Это означало быть разочарованнымъ и не знать путей въ этомъ мірѣ.
Байронъ вернулся. Пришлось испытать кое-что непріятное, -- отнюдь не исключительное по своей горестности, но, по крайней мѣрѣ, заслуживающее серьезнаго упоминанія. Умерла мать, -- и поэту, навѣрное, стало неловко при воспоминаніи о междо-усобицахъ съ мало-вмѣняемой, но все-таки не злой женщиной. До исторіи съ женой это самое существенное огорченіе, но оно никоимъ образомъ не могло устоять предъ быстро налетѣвшей славой -- по выходѣ первыхъ пѣсенъ "Чайльдъ-Гарольда" и нарѣдкость многочисленными и многошумными реальными романами поэта.
Никогда еще ни въ одной литературѣ не появлялось мотива, столь раздражающаго и заразительнаго для женской впечатлительности.
Необыкновенно темпераментный, правда пресыщенный, уставшій и мрачный, но сохранившій во всей силѣ способность разразиться восторженной пѣсней въ честь красоты и подробно оцѣнить спеціальныя качества женщины какой угодно національности, -- все это должно было изъ Чайльдъ-Горольда сдѣлать неотразимо отравляющій образъ для всякаго сколько-нибудь мятущагося женскаго воображенія, -- и Байронъ сталъ "идоломъ общества".
Это былъ -- денъ его, его праздникъ, -- my day: -- такъ онъ самъ говоритъ, -- и вотъ съ этимъ то праздникомъ совпадаетъ корсарскій періодъ байроновской поэзіи; публика выражалась проще -- періодъ "турецкихъ повѣстей".
И дѣйствительно, главнымъ обстоятельствомъ была чрезвычайная насыщенность поэта турецкими впечатлѣніями. Ихъ оказалось столько, что при всей неограниченной подвижности архитектурныхъ рамокъ " Гяура", "Абидосской невѣсты" -- всѣ эти впечатлѣнія и разная другая освѣдомленность не укладывались въ стихотворные отрывки. Поэтъ вознаграждалъ себя примѣчаніями, не менѣе интригующими для публики, чѣмъ самый текстъ.
Здѣсь трактовались также "турецкіе" вопросы; сообщались, напримѣръ, свѣдѣнія о томъ, съ какимъ лезвіемъ восточная сабля смертоноснѣе, какой видъ имѣютъ лица людей, убитыхъ разными способами, -- и всѣмъ становилось ясно, что сабля съ самымъ опаснымъ лезвіемъ имѣется у самого поэта и что онъ имѣлъ случаи наблюдать всевозможныхъ убитыхъ, а что касается живыхъ, то поэтъ прямо заявлялъ, что онъ жилъ съ однимъ морскимъ разбойникомъ въ Мореѣ.

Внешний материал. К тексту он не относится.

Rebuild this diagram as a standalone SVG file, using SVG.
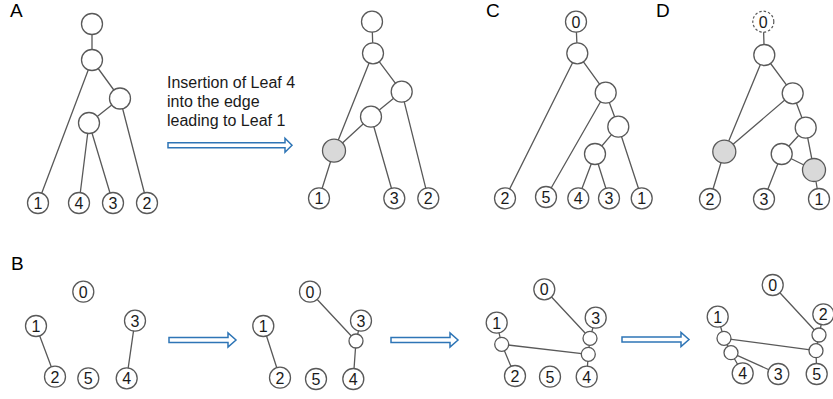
<svg xmlns="http://www.w3.org/2000/svg" width="833" height="399" viewBox="0 0 833 399">
<defs>
<style>
.e{stroke:#595959;stroke-width:1.3;fill:none}
.n{fill:#fff;stroke:#595959;stroke-width:1.3}
.g{fill:#d9d9d9;stroke:#595959;stroke-width:1.3}
.d{fill:#fff;stroke:#595959;stroke-width:1.2;stroke-dasharray:2.5 2}
.t{font-family:"Liberation Sans",Arial,sans-serif;font-size:16px;fill:#1a1a1a;text-anchor:middle;dominant-baseline:central}
.p{font-family:"Liberation Sans",Arial,sans-serif;font-size:19px;fill:#000}
.c{font-family:"Liberation Sans",Arial,sans-serif;font-size:16px;fill:#1a1a1a}
.a{fill:#fff;stroke:#2E75B6;stroke-width:1.5;stroke-linejoin:miter}
</style>
<path id="arr" class="a" d="M0,-2.5 H117 V-7 L124,0 L117,7 V2.5 H0 Z"/>
<path id="arrs" class="a" d="M0,-2.5 H59 V-7 L67,0 L59,7 V2.5 H0 Z"/>
</defs>
<rect width="833" height="399" fill="#fff"/>

<!-- panel labels -->
<text class="p" x="10" y="17">A</text>
<text class="p" x="11" y="270">B</text>
<text class="p" x="486" y="17">C</text>
<text class="p" x="656" y="17">D</text>

<text class="c" x="167" y="88">Insertion of Leaf 4</text>
<text class="c" x="167" y="107">into the edge</text>
<text class="c" x="167" y="126">leading to Leaf 1</text>

<g id="arrows">
<use href="#arr" x="168" y="145.3"/>
<use href="#arrs" x="169" y="340"/>
<use href="#arrs" x="391" y="340"/>
<use href="#arrs" x="622" y="339.5"/>
</g>

<g id="connectors">
<!-- A left -->
<path class="e" d="M92,24 L92,60 M92,60 L38,203 M92,60 L120,98.5 M120,98.5 L89,123 M89,123 L79,203 M89,123 L113,203 M120,98.5 L147,203"/>
<!-- A right -->
<path class="e" d="M372,21.7 L373,53.3 M373,53.3 L334,150.7 M373,53.3 L401.7,91.7 M401.7,91.7 L371,116.7 M371,116.7 L334,150.7 M334,150.7 L319,198.3 M371,116.7 L394.3,198.3 M401.7,91.7 L428.3,198.3"/>
<!-- C -->
<path class="e" d="M576,21.7 L577.3,53.3 M577.3,53.3 L505,198.3 M577.3,53.3 L605.7,92.7 M605.7,92.7 L546,197 M605.7,92.7 L618.3,126.7 M618.3,126.7 L595,154 M618.3,126.7 L641.7,198.3 M595,154 L578.3,198.3 M595,154 L609,198.3"/>
<!-- D -->
<path class="e" d="M763.3,21.7 L764.3,55 M764.3,55 L724.3,151.7 M764.3,55 L792.7,93.3 M792.7,93.3 L724.3,151.7 M792.7,93.3 L805.7,127.7 M805.7,127.7 L781.7,154 M805.7,127.7 L814,170 M781.7,154 L814,170 M781.7,154 L764,199 M724.3,151.7 L710,199 M814,170 L819,199"/>
<!-- B1 -->
<path class="e" d="M36,326 L55,376.7 M135,320.7 L126.7,378.3"/>
<!-- B2 -->
<path class="e" d="M263.3,326 L280,377.7 M310,291.7 L356,341 M356,341 L361,320.7 M356,341 L353.3,379"/>
<!-- B3 -->
<path class="e" d="M544.3,289.3 L590,338.3 M590,338.3 L595.7,317.7 M590,338.3 L588.3,354.3 M501.7,344.3 L496.7,322.7 M501.7,344.3 L515,376 M501.7,344.3 L588.3,354.3 M588.3,354.3 L586.7,376.7"/>
<!-- B4 -->
<path class="e" d="M772.7,285 L819,335 M819,335 L823.3,314.3 M819,335 L816,350.7 M724,338.3 L717.7,316.7 M724,338.3 L816,350.7 M724,338.3 L731,352.7 M731,352.7 L742.7,373.3 M731,352.7 L778.3,374 M816,350.7 L816.7,374"/>
</g>

<!-- Panel A left -->
<g id="A1-root"><circle class="n" cx="92" cy="24" r="10.5"/></g>
<g id="A1-n1"><circle class="n" cx="92" cy="60" r="10.5"/></g>
<g id="A1-n2"><circle class="n" cx="120" cy="98.5" r="10.5"/></g>
<g id="A1-n3"><circle class="n" cx="89" cy="123" r="10.5"/></g>
<g id="A1-l1"><circle class="n" cx="38" cy="203" r="10.5"/><text class="t" x="38" y="203.5">1</text></g>
<g id="A1-l4"><circle class="n" cx="79" cy="203" r="10.5"/><text class="t" x="79" y="203.5">4</text></g>
<g id="A1-l3"><circle class="n" cx="113" cy="203" r="10.5"/><text class="t" x="113" y="203.5">3</text></g>
<g id="A1-l2"><circle class="n" cx="147" cy="203" r="10.5"/><text class="t" x="147" y="203.5">2</text></g>

<!-- Panel A right -->
<g id="A2-root"><circle class="n" cx="372" cy="21.7" r="10.5"/></g>
<g id="A2-n1"><circle class="n" cx="373" cy="53.3" r="10.5"/></g>
<g id="A2-n2"><circle class="n" cx="401.7" cy="91.7" r="10.5"/></g>
<g id="A2-n3"><circle class="n" cx="371" cy="116.7" r="10.5"/></g>
<g id="A2-ins"><circle class="g" cx="334" cy="150.7" r="11.5"/></g>
<g id="A2-l1"><circle class="n" cx="319" cy="198.3" r="10.5"/><text class="t" x="319" y="198.8">1</text></g>
<g id="A2-l3"><circle class="n" cx="394.3" cy="198.3" r="10.5"/><text class="t" x="394.3" y="198.8">3</text></g>
<g id="A2-l2"><circle class="n" cx="428.3" cy="198.3" r="10.5"/><text class="t" x="428.3" y="198.8">2</text></g>

<!-- Panel C -->
<g id="C-l0"><circle class="n" cx="576" cy="21.7" r="10.5"/><text class="t" x="576" y="22.2">0</text></g>
<g id="C-n1"><circle class="n" cx="577.3" cy="53.3" r="10.5"/></g>
<g id="C-n2"><circle class="n" cx="605.7" cy="92.7" r="10.5"/></g>
<g id="C-n3"><circle class="n" cx="618.3" cy="126.7" r="10.5"/></g>
<g id="C-n4"><circle class="n" cx="595" cy="154" r="10.5"/></g>
<g id="C-l2"><circle class="n" cx="505" cy="198.3" r="10.5"/><text class="t" x="505" y="198.8">2</text></g>
<g id="C-l5"><circle class="n" cx="546" cy="197" r="10.5"/><text class="t" x="546" y="197.5">5</text></g>
<g id="C-l4"><circle class="n" cx="578.3" cy="198.3" r="10.5"/><text class="t" x="578.3" y="198.8">4</text></g>
<g id="C-l3"><circle class="n" cx="609" cy="198.3" r="10.5"/><text class="t" x="609" y="198.8">3</text></g>
<g id="C-l1"><circle class="n" cx="641.7" cy="198.3" r="10.5"/><text class="t" x="641.7" y="198.8">1</text></g>

<!-- Panel D -->
<g id="D-l0"><circle class="d" cx="763.3" cy="21.7" r="10.5"/><text class="t" x="763.3" y="22.2">0</text></g>
<g id="D-n1"><circle class="n" cx="764.3" cy="55" r="10.5"/></g>
<g id="D-n2"><circle class="n" cx="792.7" cy="93.3" r="10.5"/></g>
<g id="D-n3"><circle class="n" cx="805.7" cy="127.7" r="10.5"/></g>
<g id="D-n4"><circle class="n" cx="781.7" cy="154" r="10.5"/></g>
<g id="D-g1"><circle class="g" cx="724.3" cy="151.7" r="11.5"/></g>
<g id="D-g2"><circle class="g" cx="814" cy="170" r="11.5"/></g>
<g id="D-l2"><circle class="n" cx="710" cy="199" r="10.5"/><text class="t" x="710" y="199.5">2</text></g>
<g id="D-l3"><circle class="n" cx="764" cy="199" r="10.5"/><text class="t" x="764" y="199.5">3</text></g>
<g id="D-l1"><circle class="n" cx="819" cy="199" r="10.5"/><text class="t" x="819" y="199.5">1</text></g>

<!-- Panel B step 1 -->
<g id="B1-0"><circle class="n" cx="83.3" cy="291.7" r="10.5"/><text class="t" x="83.3" y="292.2">0</text></g>
<g id="B1-1"><circle class="n" cx="36" cy="326" r="10.5"/><text class="t" x="36" y="326.5">1</text></g>
<g id="B1-3"><circle class="n" cx="135" cy="320.7" r="10.5"/><text class="t" x="135" y="321.2">3</text></g>
<g id="B1-2"><circle class="n" cx="55" cy="376.7" r="10.5"/><text class="t" x="55" y="377.2">2</text></g>
<g id="B1-5"><circle class="n" cx="88.3" cy="378.3" r="10.5"/><text class="t" x="88.3" y="378.8">5</text></g>
<g id="B1-4"><circle class="n" cx="126.7" cy="378.3" r="10.5"/><text class="t" x="126.7" y="378.8">4</text></g>

<!-- Panel B step 2 -->
<g id="B2-0"><circle class="n" cx="310" cy="291.7" r="10.5"/><text class="t" x="310" y="292.2">0</text></g>
<g id="B2-1"><circle class="n" cx="263.3" cy="326" r="10.5"/><text class="t" x="263.3" y="326.5">1</text></g>
<g id="B2-3"><circle class="n" cx="361" cy="320.7" r="10.5"/><text class="t" x="361" y="321.2">3</text></g>
<g id="B2-s"><circle class="n" cx="356" cy="341" r="7"/></g>
<g id="B2-2"><circle class="n" cx="280" cy="377.7" r="10.5"/><text class="t" x="280" y="378.2">2</text></g>
<g id="B2-5"><circle class="n" cx="316" cy="379" r="10.5"/><text class="t" x="316" y="379.5">5</text></g>
<g id="B2-4"><circle class="n" cx="353.3" cy="379" r="10.5"/><text class="t" x="353.3" y="379.5">4</text></g>

<!-- Panel B step 3 -->
<g id="B3-0"><circle class="n" cx="544.3" cy="289.3" r="10.5"/><text class="t" x="544.3" y="289.8">0</text></g>
<g id="B3-1"><circle class="n" cx="496.7" cy="322.7" r="10.5"/><text class="t" x="496.7" y="323.2">1</text></g>
<g id="B3-3"><circle class="n" cx="595.7" cy="317.7" r="10.5"/><text class="t" x="595.7" y="318.2">3</text></g>
<g id="B3-s1"><circle class="n" cx="501.7" cy="344.3" r="7"/></g>
<g id="B3-s2"><circle class="n" cx="590" cy="338.3" r="7"/></g>
<g id="B3-s3"><circle class="n" cx="588.3" cy="354.3" r="7"/></g>
<g id="B3-2"><circle class="n" cx="515" cy="376" r="10.5"/><text class="t" x="515" y="376.5">2</text></g>
<g id="B3-5"><circle class="n" cx="550" cy="376.7" r="10.5"/><text class="t" x="550" y="377.2">5</text></g>
<g id="B3-4"><circle class="n" cx="586.7" cy="376.7" r="10.5"/><text class="t" x="586.7" y="377.2">4</text></g>

<!-- Panel B step 4 -->
<g id="B4-0"><circle class="n" cx="772.7" cy="285" r="10.5"/><text class="t" x="772.7" y="285.5">0</text></g>
<g id="B4-1"><circle class="n" cx="717.7" cy="316.7" r="10.5"/><text class="t" x="717.7" y="317.2">1</text></g>
<g id="B4-2"><circle class="n" cx="823.3" cy="314.3" r="10.5"/><text class="t" x="823.3" y="314.8">2</text></g>
<g id="B4-sa"><circle class="n" cx="724" cy="338.3" r="7"/></g>
<g id="B4-sb"><circle class="n" cx="731" cy="352.7" r="7"/></g>
<g id="B4-sc"><circle class="n" cx="819" cy="335" r="7"/></g>
<g id="B4-sd"><circle class="n" cx="816" cy="350.7" r="7"/></g>
<g id="B4-4"><circle class="n" cx="742.7" cy="373.3" r="10.5"/><text class="t" x="742.7" y="373.8">4</text></g>
<g id="B4-3"><circle class="n" cx="778.3" cy="374" r="10.5"/><text class="t" x="778.3" y="374.5">3</text></g>
<g id="B4-5"><circle class="n" cx="816.7" cy="374" r="10.5"/><text class="t" x="816.7" y="374.5">5</text></g>
</svg>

Послѣ такихъ примѣчаній, естественно, текстъ прочитывался читателями и особенно читательницами съ совершенно особымъ настроеніемъ. Они невольно искали здѣсь гораздо больше, чѣмъ было написано и, разумѣется, въ томъ направленіи, въ какомъ ихъ поощряли личныя заявленія самого автора. Къ тому-же изъ особаго чувства подразнить тѣхъ, которые считали его олицетвореніемъ порока поэтъ непрочь былъ содѣйствовать распространенію самыхъ нелѣпыхъ розсказней о немъ.
Мирный и культурный Чайльдъ-Гарольдъ былъ настоящимъ двойникомъ автора, но это пока скрывалось и довольно упорно. А корсары, разумѣется, дѣйствовали совсѣмъ въ другомъ направленіи, чѣмъ хотя бы даже и очень своеобразный великобританскій лордъ. И все-таки не Чайльдъ-Гарольду впервые суждена была честь явиться вполнѣ откровенно съ лицомъ самого поэта, а морскому разбойнику -- Конраду.